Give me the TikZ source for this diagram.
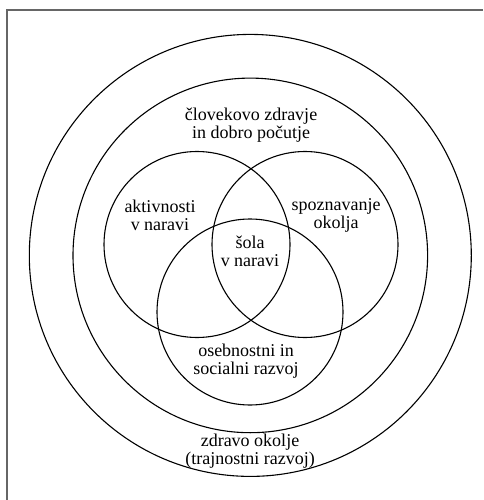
\documentclass[tikz,border=0pt]{standalone}
\usepackage{fontspec}
\setmainfont{Liberation Serif}
\begin{document}
\begin{tikzpicture}[x=1pt,y=-1pt,
  ring/.style={draw=black,line width=1.1pt},
  frameline/.style={draw=black!60,line width=1.6pt},
  lbl/.style={align=center,font=\fontsize{18}{18}\selectfont,inner sep=0pt}]
\useasboundingbox (0,0) rectangle (483,500);
\coordinate (fb) at (7,500);
\coordinate (fc) at (7,10);
\coordinate (fr) at (483,10);
\draw[frameline] (fb) -- (fc) -- (fr);
\coordinate (O) at (250.3,255.4);
\coordinate (L) at (197,244.5);
\coordinate (R) at (305,244.5);
\coordinate (B) at (250,312);
\draw[ring] (O) circle[radius=221];
\draw[ring] (O) circle[radius=177.3];
\draw[ring] (L) circle[radius=93];
\draw[ring] (R) circle[radius=93];
\draw[ring] (B) circle[radius=93];
\node[lbl] (health) at (251,125) {človekovo zdravje\\in dobro počutje};
\node[lbl] (act) at (160,215) {aktivnosti\\v naravi};
\node[lbl] (env) at (336,215) {spoznavanje\\okolja};
\node[lbl] (school) at (250,251) {šola\\v naravi};
\node[lbl] (pers) at (246,361) {osebnostni in\\socialni razvoj};
\node[lbl] (sust) at (250,451) {zdravo okolje\\(trajnostni razvoj)};
\end{tikzpicture}
\end{document}
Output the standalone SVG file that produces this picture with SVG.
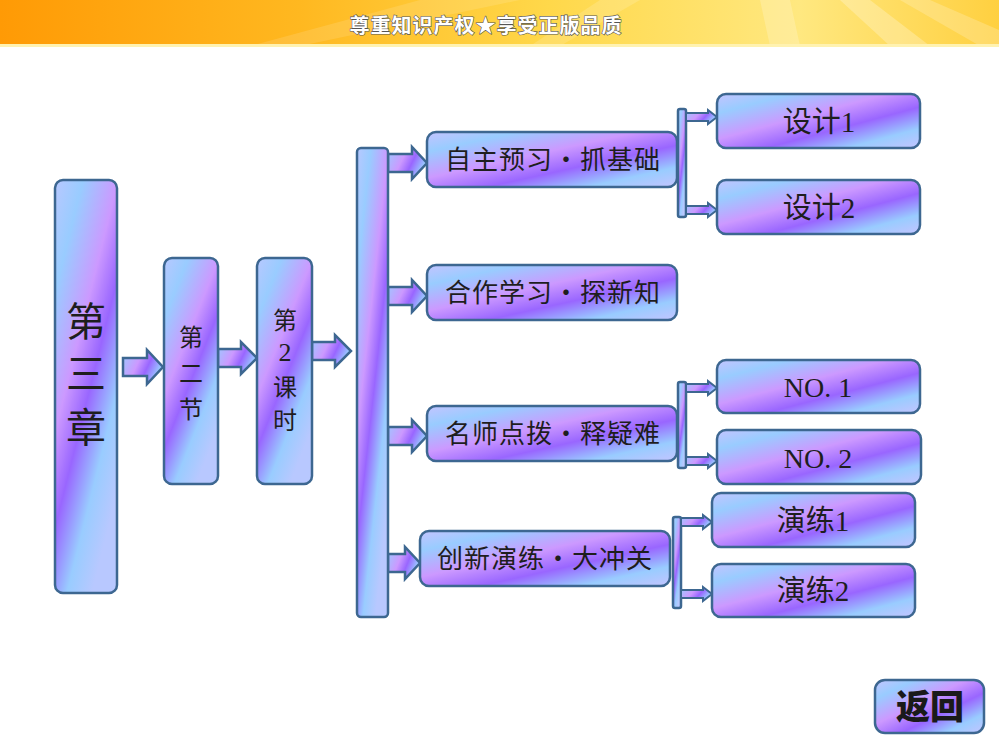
<svg xmlns="http://www.w3.org/2000/svg" width="999" height="750" viewBox="0 0 999 750">
<defs>
<linearGradient id="hdr" x1="0" y1="0" x2="1" y2="0">
<stop offset="0" stop-color="#ff9a05"/>
<stop offset="0.3" stop-color="#ffb820"/>
<stop offset="0.55" stop-color="#ffd84a"/>
<stop offset="0.8" stop-color="#ffe880"/>
<stop offset="1" stop-color="#ffd040"/>
</linearGradient>
<linearGradient id="g" x1="0" y1="0" x2="1" y2="1">
<stop offset="0" stop-color="#c4c4ff"/>
<stop offset="0.18" stop-color="#99ccff"/>
<stop offset="0.42" stop-color="#cc99ff"/>
<stop offset="0.62" stop-color="#9966ff"/>
<stop offset="0.82" stop-color="#99ccff"/>
<stop offset="1" stop-color="#c4c4ff"/>
</linearGradient>
<linearGradient id="gv" x1="0" y1="0" x2="0.6" y2="1">
<stop offset="0" stop-color="#b8c8ff"/>
<stop offset="0.2" stop-color="#99ccff"/>
<stop offset="0.45" stop-color="#cc99ff"/>
<stop offset="0.62" stop-color="#9966ff"/>
<stop offset="0.82" stop-color="#99ccff"/>
<stop offset="1" stop-color="#b8c8ff"/>
</linearGradient>
<linearGradient id="ga" x1="0" y1="0" x2="1" y2="0.4">
<stop offset="0" stop-color="#99ccff"/>
<stop offset="0.45" stop-color="#cc99ff"/>
<stop offset="0.7" stop-color="#9966ff"/>
<stop offset="1" stop-color="#99ccff"/>
</linearGradient>
<style>
.box{fill:url(#g);stroke:#3d6791;stroke-width:2.5}
.bar{fill:url(#gv);stroke:#3d6791;stroke-width:2.5}
.arr{fill:url(#ga);stroke:#3d6791;stroke-width:2.5;stroke-linejoin:miter}
.sarr{fill:url(#ga);stroke:#3d6791;stroke-width:2}
.t{font-family:"Liberation Serif","Noto Sans CJK SC",serif;fill:#1e1e1e;text-anchor:middle}
.lab{font-size:26px;letter-spacing:1px}
.sub{font-size:29px}
.hdrt{font-family:"Noto Sans CJK SC",sans-serif;font-weight:bold;font-size:20px;fill:#ffffff;stroke:#555;stroke-width:1.2;paint-order:stroke;text-anchor:middle}
</style>
</defs>
<rect width="999" height="750" fill="#ffffff"/>
<g id="header">
<rect x="0" y="0" width="999" height="46" fill="url(#hdr)"/>
<polygon points="420,0 520,0 300,46 250,46" fill="#ffffff" opacity="0.12"/>
<polygon points="600,0 640,0 560,46 530,46" fill="#ffffff" opacity="0.15"/>
<polygon points="760,0 790,0 800,46 770,46" fill="#ffffff" opacity="0.2"/>
<polygon points="840,0 870,0 930,46 890,46" fill="#ffffff" opacity="0.25"/>
<polygon points="900,0 930,0 999,30 999,46 980,46" fill="#ffffff" opacity="0.2"/>
<rect x="0" y="44" width="999" height="3" fill="#fff2b0"/>
<text class="hdrt" x="486" y="33" letter-spacing="1">尊重知识产权★享受正版品质</text>
</g>
<g id="connectors">
<path class="arr" d="M123 358 H147 V350 L163 367 L147 384 V376 H123 Z"/>
<path class="arr" d="M218 349 H241 V342 L257 358 L241 374 V367 H218 Z"/>
<path class="arr" d="M312 342 H335 V335 L351 351 L335 367 V360 H312 Z"/>
<path class="arr" d="M388 154 H412 V147 L427 163 L412 179 V172 H388 Z"/>
<path class="arr" d="M388 287 H412 V280 L427 296 L412 312 V305 H388 Z"/>
<path class="arr" d="M388 427 H412 V420 L427 436 L412 452 V445 H388 Z"/>
<path class="arr" d="M388 554 H405 V547 L420 563 L405 579 V572 H388 Z"/>
<rect class="bar" x="678" y="109" width="8" height="108" rx="2"/>
<rect class="bar" x="678" y="382" width="8" height="86" rx="2"/>
<rect class="bar" x="673" y="517" width="8" height="91" rx="2"/>
<path class="sarr" d="M686 113 H708 V110 L717 117 L708 124 V121 H686 Z"/>
<path class="sarr" d="M686 206 H708 V203 L717 210 L708 217 V214 H686 Z"/>
<path class="sarr" d="M686 384 H708 V381 L717 388 L708 395 V392 H686 Z"/>
<path class="sarr" d="M686 457 H708 V454 L717 461 L708 468 V465 H686 Z"/>
<path class="sarr" d="M681 518 H703 V515 L712 522 L703 529 V526 H681 Z"/>
<path class="sarr" d="M681 590 H703 V587 L712 594 L703 601 V598 H681 Z"/>
</g>
<g id="n-chapter">
<rect class="bar" x="55" y="180" width="62" height="413" rx="8"/>
<text class="t" font-size="40" x="86" y="336">第</text>
<text class="t" font-size="40" x="86" y="388">三</text>
<text class="t" font-size="40" x="86" y="442">章</text>
</g>
<g id="n-section">
<rect class="bar" x="164" y="258" width="54" height="226" rx="8"/>
<text class="t" font-size="24" x="191" y="346">第</text>
<text class="t" font-size="24" x="191" y="382">二</text>
<text class="t" font-size="24" x="191" y="418">节</text>
</g>
<g id="n-lesson">
<rect class="bar" x="257" y="258" width="55" height="226" rx="8"/>
<text class="t" font-size="24" x="285" y="329">第</text>
<text class="t" font-size="26" x="285" y="361">2</text>
<text class="t" font-size="24" x="285" y="396">课</text>
<text class="t" font-size="24" x="285" y="429">时</text>
</g>
<g id="n-bar">
<rect class="bar" x="357" y="148" width="31" height="469" rx="4"/>
</g>
<g id="n-zizhu">
<rect class="box" x="427" y="132" width="250" height="55" rx="9"/>
<text class="t lab" x="553" y="169">自主预习・抓基础</text>
</g>
<g id="n-hezuo">
<rect class="box" x="427" y="265" width="250" height="55" rx="9"/>
<text class="t lab" x="553" y="302">合作学习・探新知</text>
</g>
<g id="n-mingshi">
<rect class="box" x="427" y="406" width="250" height="55" rx="9"/>
<text class="t lab" x="553" y="443">名师点拨・释疑难</text>
</g>
<g id="n-chuangxin">
<rect class="box" x="420" y="531" width="250" height="55" rx="9"/>
<text class="t lab" x="545" y="568">创新演练・大冲关</text>
</g>
<g id="n-sheji1">
<rect class="box" x="717" y="94" width="203" height="54" rx="9"/>
<text class="t sub" x="819" y="132">设计1</text>
</g>
<g id="n-sheji2">
<rect class="box" x="717" y="180" width="203" height="54" rx="9"/>
<text class="t sub" x="819" y="218">设计2</text>
</g>
<g id="n-no1">
<rect class="box" x="717" y="360" width="203" height="53" rx="9"/>
<text class="t" font-size="28" x="818" y="397">NO. 1</text>
</g>
<g id="n-no2">
<rect class="box" x="717" y="430" width="204" height="54" rx="9"/>
<text class="t" font-size="28" x="818" y="468">NO. 2</text>
</g>
<g id="n-yanlian1">
<rect class="box" x="712" y="493" width="203" height="54" rx="9"/>
<text class="t sub" x="813" y="531">演练1</text>
</g>
<g id="n-yanlian2">
<rect class="box" x="712" y="564" width="203" height="53" rx="9"/>
<text class="t sub" x="813" y="601">演练2</text>
</g>
<g id="n-back">
<rect class="box" x="875" y="680" width="109" height="53" rx="10"/>
<text x="930" y="719" font-family="Noto Sans CJK SC,sans-serif" font-weight="900" font-size="34" fill="#1a1a1a" text-anchor="middle">返回</text>
</g>
</svg>
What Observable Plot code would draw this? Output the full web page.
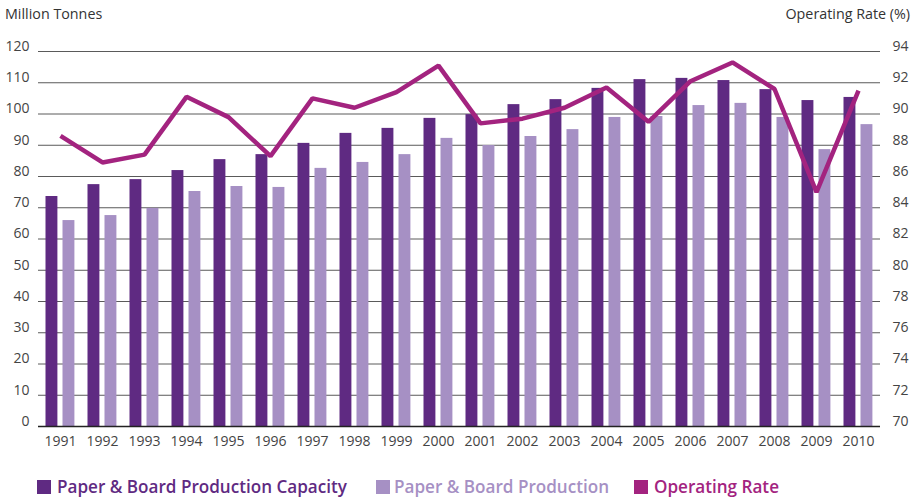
· · · · · · ·
PROBLEM DETAILS
Only lines with "this" are wanted here; list each of them.

CORRECT RESULT
Give me the TikZ source for this diagram.
Output the standalone SVG file that produces this picture with SVG.
What Observable Plot code would draw this? Output the full web page.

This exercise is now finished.